The problem is there is a 1,500/2,000 tonne annual supply/demand deficit, which can only be met by MORE central bank selling, or leasing. But instead of selling, the bad guys are trying to cover shorts, adding to their own precarious situation. They are trapped and cannot cover their shorts without driving the price WAY, WAY UP. That is the process, long predicted by the GATA camp, which you see unfolding.

When you actually work with the numbers, what lies ahead is STAGGERING. How does one cover more than 10,000 tonnes of gold when mine supply is less than 2500 tonnes per year, and scrap supply is probably running around 800 tonnes per year, and the deficit is running at least 125 tonnes per month? YOU CANNOT … which is why the price of gold could do anything to the upside at any time.

Now, what the GATA camp does not know is how much of this 10,000 tonnes must be paid back with physical gold versus payments allowed to be made with cash.
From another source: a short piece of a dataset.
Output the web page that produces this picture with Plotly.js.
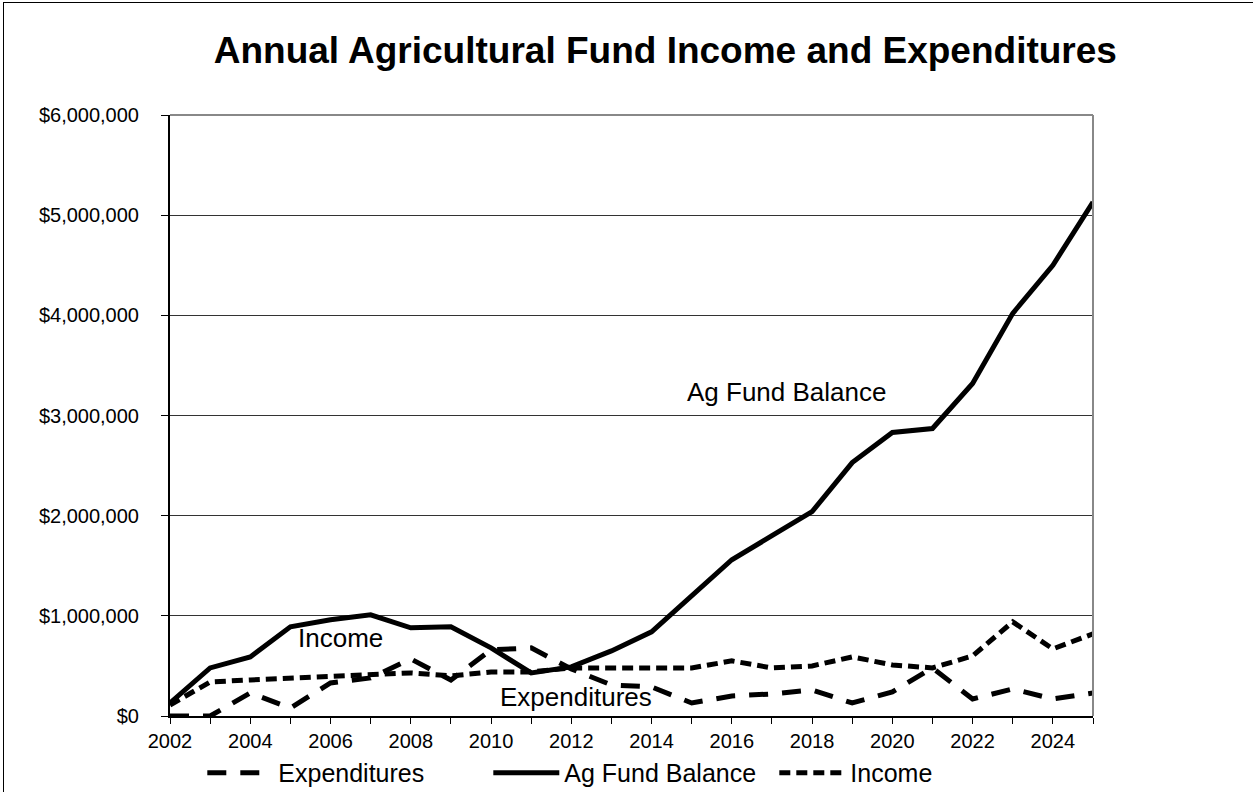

We also don’t know which central banks will demand they be paid back with physical gold, as they might be petrified to let their citizens know their gold is gone in the coming gold mania environment.

Yet, either way, the shorts have to cover short positions in the derivatives markets because their losses are MOUNTING. Whether they able to account for the leased gold by paying cash, or with physical gold, they want to stop the price bleedingof the short positions on their books, which is considerable and growing. Better to cover between $640 and $800 per ounce, than at $1800, which they might have to do in part anyway.

What we are looking at is unprecedented … a market that has a short position that is 4 to 7 times the annual supply for that market."